Seiring dengan pertumbuhan ekonomi di Jawa Timur, pihak PLN Jawa Timur menilai, jumlah tersebut akan terus bertambah seiring dengan potensi elektrifikasi yang tidak hanya menyasar subsektor tanaman pangan, tetapi juga peternakan dan perkebunan. Adapun Direktur Utama PLN Darmawan Prasodjo menambahkan, melalui program EA, BUMN kelistikan ini ingin mendukung pelaku usaha di sektor agrikultur untuk meningkatkan produktivitas dan efisiensi operasional yang berujung pada pertumbuhan ekonomi. Program ini juga membuat kegiatan usaha dari pelaku bisnis menjadi lebih ramah lingkungan.

“Melalui program ini, kami berupaya menciptakan creating shared value (CSV) bagi masyarakat dan lingkungan sekitar. Kami yakin dengan penggunaan berbagai inovasi teknologi agrikultur berbasis listrik membawa pelaku usaha menjadi lebih modern yang membuat produktivitas mereka meningkat signifikan dibandingkan dengan menggunakan energi fosil,” ungkap Darmawan.
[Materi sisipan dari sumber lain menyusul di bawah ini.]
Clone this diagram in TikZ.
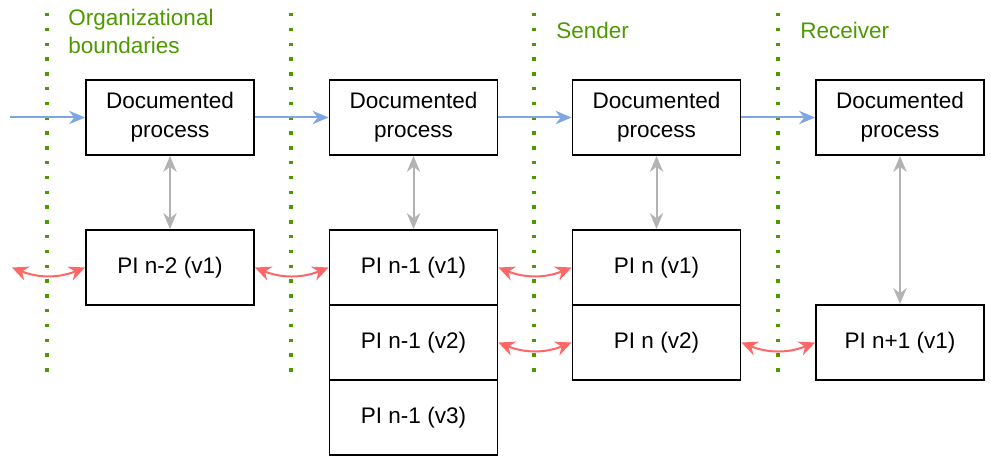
\documentclass[tikz,border=0pt]{standalone}
\usepackage{fontspec}
\setmainfont{Liberation Sans}
\usetikzlibrary{arrows.meta,positioning,calc}

\definecolor{flowblue}{HTML}{7EA6E0}
\definecolor{linkred}{HTML}{FF6666}
\definecolor{refgray}{HTML}{B3B3B3}
\definecolor{orggreen}{HTML}{4D9900}

\tikzset{
  box/.style={draw, line width=1.4pt, minimum width=126pt, minimum height=56.25pt,
    align=center, inner sep=0pt, font=\fontsize{16.9}{22}\selectfont},
  boundary/.style={orggreen, line width=2.6pt, dash pattern=on 2.6pt off 8.5pt},
  orglabel/.style={orggreen, anchor=north west, inner sep=0pt, align=left,
    font=\fontsize{16.9}{21}\selectfont},
  flow/.style={flowblue, line width=1.5pt, -{Stealth[length=12pt,width=10pt]}},
  ref/.style={refgray, line width=1.5pt, {Stealth[length=12pt,width=10pt]}-{Stealth[length=12pt,width=10pt]}},
  link/.style={linkred, line width=1.5pt, bend right=22,
    {Stealth[length=12pt,width=11pt]}-{Stealth[length=12pt,width=11pt]}}
}

\begin{document}
\begin{tikzpicture}[x=0.75pt,y=0.75pt]
\useasboundingbox (0,0) rectangle (991,-456);

% organizational boundaries
\foreach \bx in {47,291,534,778}
  \draw[boundary] (\bx,-13) -- (\bx,-379);
\node[orglabel] (orgs) at (68,-9) {Organizational\\boundaries};
\node[orglabel] (sender) at (556,-22) {Sender};
\node[orglabel] (receiver) at (800,-22) {Receiver};

% documented processes
\node[box] (doc1) at (170,-117.5) {Documented\\process};
\node[box] (doc2) at (413.5,-117.5) {Documented\\process};
\node[box] (doc3) at (656.5,-117.5) {Documented\\process};
\node[box] (doc4) at (900,-117.5) {Documented\\process};

% process instances
\node[box] (pi21) at (170,-267.5) {PI n-2 (v1)};
\node[box] (pi11) at (413.5,-267.5) {PI n-1 (v1)};
\node[box] (pi12) at (413.5,-342.5) {PI n-1 (v2)};
\node[box] (pi13) at (413.5,-417.5) {PI n-1 (v3)};
\node[box] (pi01) at (656.5,-267.5) {PI n (v1)};
\node[box] (pi02) at (656.5,-342.5) {PI n (v2)};
\node[box] (pi31) at (900,-342.5) {PI n+1 (v1)};

% process flow
\coordinate (start) at (10,-117.5);
\draw[flow] (start) -- (doc1.west);
\draw[flow] (doc1) -- (doc2);
\draw[flow] (doc2) -- (doc3);
\draw[flow] (doc3) -- (doc4);

% documentation references
\draw[ref] (doc1) -- (pi21);
\draw[ref] (doc2) -- (pi11);
\draw[ref] (doc3) -- (pi01);
\draw[ref] (doc4) -- (pi31);

% links between instances
\coordinate (prev) at (12,-267.5);
\draw[link] (prev) to (pi21.west);
\draw[link] (pi21.east) to (pi11.west);
\draw[link] (pi11.east) to (pi01.west);
\draw[link] (pi12.east) to (pi02.west);
\draw[link] (pi02.east) to (pi31.west);
\end{tikzpicture}
\end{document}
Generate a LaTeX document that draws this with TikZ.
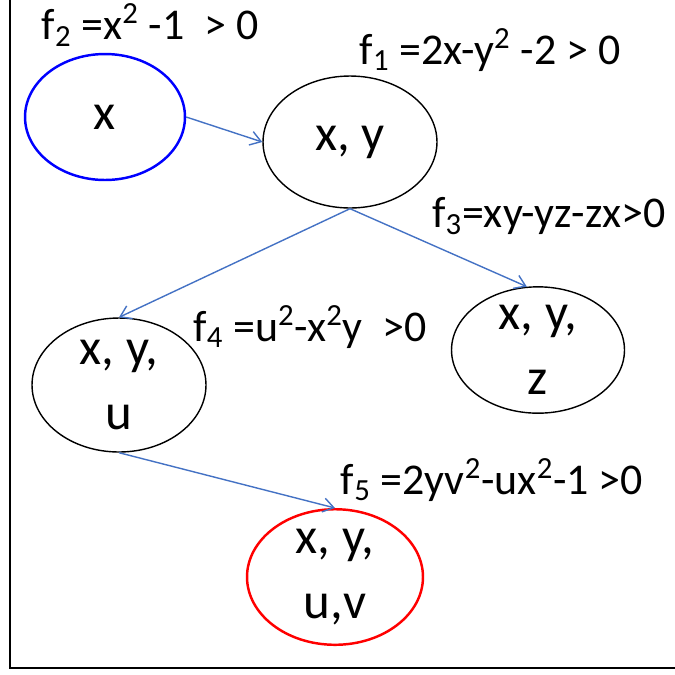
\documentclass[tikz,border=0pt]{standalone}
\usepackage{fontspec}
\setmainfont{Carlito}
\usetikzlibrary{arrows.meta,shapes.geometric}

\begin{document}
\begin{tikzpicture}[
    x=0.02cm, y=-0.02cm,
    var/.style={draw, ellipse, inner sep=0pt, align=center, font=\fontsize{29}{37}\selectfont, line width=0.8pt},
    start/.style={var, draw=blue, line width=1.4pt},
    goal/.style={var, draw=red, line width=1.4pt},
    cond/.style={font=\fontsize{25}{28}\selectfont, inner sep=0pt},
    link/.style={-{Straight Barb[length=6pt,width=8pt]}, draw={rgb,255:red,68;green,114;blue,196}, line width=0.8pt}
]
\useasboundingbox (0,0) rectangle (675,674);

% Frame
\draw[line width=0.6pt] (10,0) -- (10,668) -- (675,668);

% Variable sets
\node[start, minimum width=3.2cm, minimum height=2.52cm] (x) at (105,117) {x};
\node[var, minimum width=3.48cm, minimum height=2.64cm] (xy) at (350,142) {x, y};
\node[var, minimum width=3.48cm, minimum height=2.68cm] (xyu) at (119,385) {x, y,\\u};
\node[var, minimum width=3.46cm, minimum height=2.24cm] (xyz) at (538,350) {x, y,\\z};
\node[goal, minimum width=3.52cm, minimum height=2.64cm] (xyuv) at (335,577) {x, y,\\u,v};

% Constraints
\node[cond] (f2) at (150,25) {f\textsubscript{2} =x\textsuperscript{2} -1 \ > 0};
\node[cond] (f1) at (490,50) {f\textsubscript{1} =2x-y\textsuperscript{2} -2 > 0};
\node[cond] (f3) at (549,216) {f\textsubscript{3}=xy-yz-zx>0};
\node[cond] (f4) at (310,327) {f\textsubscript{4} =u\textsuperscript{2}-x\textsuperscript{2}y \ >0};
\node[cond] (f5) at (492,480) {f\textsubscript{5} =2yv\textsuperscript{2}-ux\textsuperscript{2}-1 >0};

% Connections
\draw[link] (x.east) -- (xy.west);
\draw[link] (xy.south) -- (xyu.north);
\draw[link] (xy.south) -- (xyz.100);
\draw[link] (xyu.south) -- (xyuv.north);

\end{tikzpicture}
\end{document}
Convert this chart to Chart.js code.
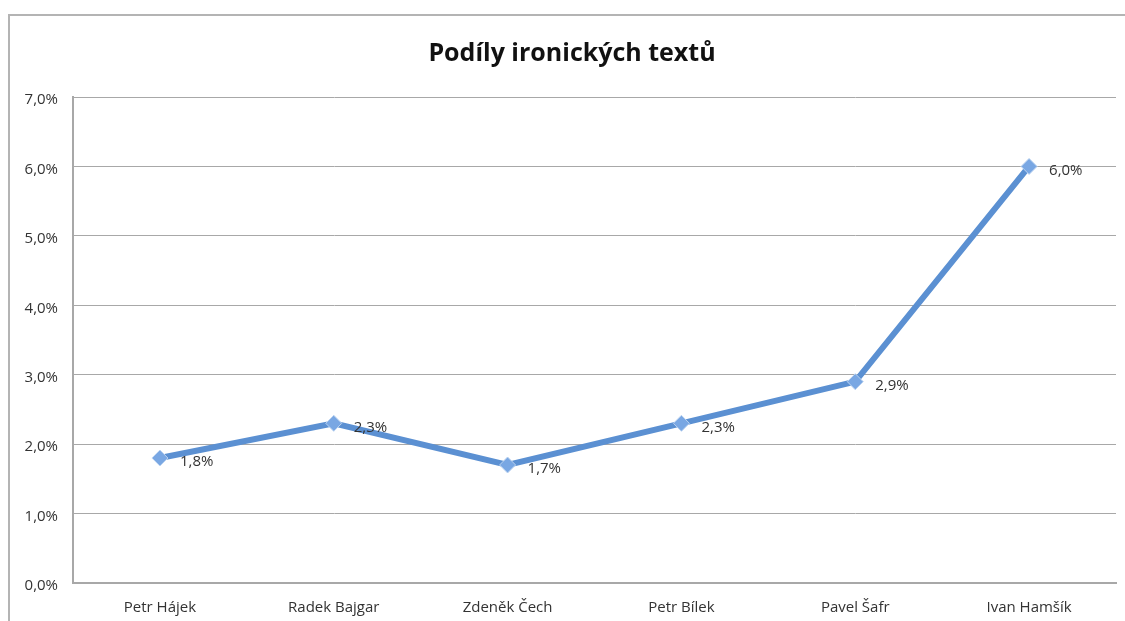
<!DOCTYPE html>
<html>
<head>
<meta charset="utf-8">
<script src="https://cdn.jsdelivr.net/npm/chart.js@4.4.0/dist/chart.umd.min.js"></script>
<style>
    html, body { margin: 0; padding: 0; background: #fff; }
    #wrap { position: relative; width: 1125px; height: 621px; overflow: hidden; }
    #frame { position: absolute; left: 8px; top: 14px; width: 1200px; height: 700px;
             border-left: 2px solid #b4b4b4; border-top: 2px solid #b4b4b4; }
    #chart { position: absolute; left: 0; top: 0; }
</style>
</head>
<body>
<div id="wrap">
    <div id="frame"></div>
    <canvas id="chart" width="1125" height="621"></canvas>
</div>
<script>
const titleText = 'Podíly ironických textů';
const categories = ['Petr Hájek', 'Radek Bajgar', 'Zdeněk Čech', 'Petr Bílek', 'Pavel Šafr', 'Ivan Hamšík'];
const shares = [1.8, 2.3, 1.7, 2.3, 2.9, 6.0];
const yTicks = [0, 1, 2, 3, 4, 5, 6, 7];

const fmtPct = v => v.toFixed(1).replace('.', ',') + '%';
const FONT = '"Open Sans", sans-serif';

// nadpis - vystředěný na celý rámeček, ne na plochu grafu
const chartTitle = {
    id: 'chartTitle',
    afterDraw(chart) {
        const ctx = chart.ctx;
        ctx.save();
        ctx.font = 'bold 25px ' + FONT;
        ctx.fillStyle = '#111';
        ctx.textAlign = 'center';
        ctx.textBaseline = 'middle';
        ctx.fillText(titleText, 572, 54);
        ctx.restore();
    }
};

// popisky hodnot vpravo od bodů
const valueLabels = {
    id: 'valueLabels',
    afterDatasetsDraw(chart) {
        const ctx = chart.ctx;
        const meta = chart.getDatasetMeta(0);
        ctx.save();
        ctx.font = '15px ' + FONT;
        ctx.fillStyle = '#333';
        ctx.textAlign = 'left';
        ctx.textBaseline = 'middle';
        meta.data.forEach((pt, i) => {
            ctx.fillText(fmtPct(shares[i]), pt.x + 20, pt.y + 4);
        });
        ctx.restore();
    }
};

new Chart(document.getElementById('chart').getContext('2d'), {
    type: 'line',
    data: {
        labels: categories,
        datasets: [{
            data: shares,
            borderColor: '#5b90d2',
            borderWidth: 6,
            pointStyle: 'rectRot',
            pointRadius: 8,
            pointBackgroundColor: '#79a7e3',
            pointBorderColor: '#bcd3f0',
            pointBorderWidth: 1,
            tension: 0
        }]
    },
    options: {
        responsive: false,
        animation: false,
        layout: { padding: { left: 0, right: 8, top: 97, bottom: 0 } },
        plugins: {
            legend: { display: false },
            tooltip: { enabled: false },
            title: { display: false }
        },
        scales: {
            x: {
                offset: true,
                grid: { display: false },
                border: { display: true, color: '#a8a8a8', width: 2 },
                ticks: { color: '#333', padding: 8, font: { family: FONT, size: 15 } },
                afterFit: s => { s.height = 38; }
            },
            y: {
                min: 0,
                max: 7,
                afterBuildTicks: s => { s.ticks = yTicks.map(v => ({ value: v })); },
                grid: { color: '#a8a8a8', lineWidth: 1, drawTicks: false },
                border: { display: true, color: '#a8a8a8', width: 2 },
                ticks: {
                    color: '#333',
                    padding: 15,
                    labelOffset: 3,
                    font: { family: FONT, size: 15 },
                    callback: v => fmtPct(v)
                },
                afterFit: s => { s.width = 73; }
            }
        }
    },
    plugins: [valueLabels, chartTitle]
});
</script>
</body>
</html>
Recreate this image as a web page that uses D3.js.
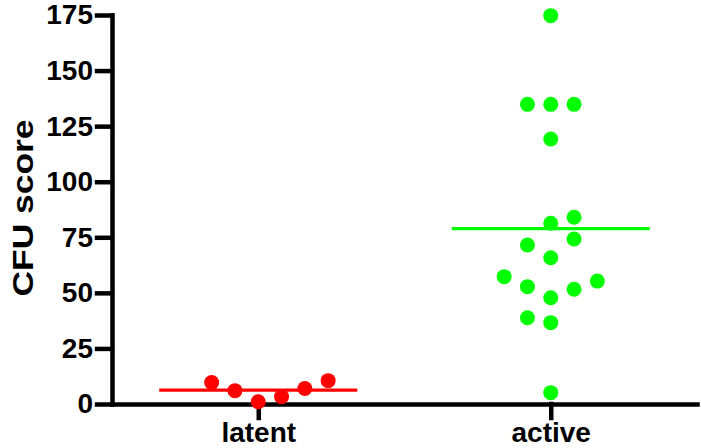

Capaian program EA ini tentunya tak lepas dari dukungan kerja sama dengan Kementerian Pertanian (Kementan). Melalui Ditjen Tanaman Pangan Kementan, program listrik masuk area persawahan adalah bagian dari modernisasi dan mekanisasi pertanian. Istilah EA di sejumlah daerah dinamakan listrik masuk sawah (LMS) atau gerakan listrik masuk sawah (Gelisah).

Program mekanisasi pertanian membutuhkan sumber energi yang efesien. Dari pelbagai pengalaman petani di lapangan, hal itu hanya didapatkan dari tenaga listrik. “Berdasarkan berbagai pengalaman praktek lapangan dalam menggunakan energi untuk proses budi daya di sawah, petani merasakan lebih hemat menggunakan energi listrik, dibandingkan bahan bakar minyak, gas, sedangkan energi solarcell belum begitu meluas di petani,” ujar Dirjen Tanaman Pangan Kementan Suwandi, dalam rakor percepatan luas tambah tanam dan elektrifikasi, pada Sabtu, 13 April 2024.

Program LMS digunakan untuk menggerakan mesin pompa air, alat olah lahan, mesin pembuatan kompos, alat panen dan pascapanen. Sekaligus juga dipakai untuk lampu perangkap hama dan lainnya. “Dalam hal ini dilarang keras menggunakan kawat listrik untuk jebakan tikus sawah, sangat berbahaya bagi keselamatan jiwa,” tegas Suwandi mengingatkan.

Dicontohkan capaian program LMS di Kabupaten Ngawi, Jawa Timur.  Pihak Kementan bersama kelompok tani mengembangkan sumur submersible lebih dari 17.000 unit. Pengadaan sumur itu ada yang berasal dari swadaya petani maupun bantuan Kementan. Gunanya untuk mengairi lahan kering tadah hujan sehingga bisa bertanam padi tiga kali setahun (IP300).

Tidak hanya di Ngawi, program serupa juga dilakukan di Kabupaten Sragen, Jawa Tengah. Lebih dari 23.000 sumur submesible dipakai guna memompa air dari dalam tanah untuk mengairi lahan tadah hujan sehingga indeks pertanaman bisa ditingkatkan hingga IP300 bahkan IP400 lebih dari ribuan hektare sawah. Setiap titik sumur submersible bisa melayani 2--30 hektare sawah dengan biaya dari 8 juta hingga 150 juta rupiah tergantung jenis ukuran pipa dan pompa, kedalaman sumur, dan lainnya. 

Program elektrifikasi pertanian atau listrik masuk sawah tersebut diteruskan ke daerah lain, tidak hanya di Provinsi Jawa Tengah dan Jawa Timur. Menyalanya pompa air dari aliran listrik kini menjadi berkah buat para petani.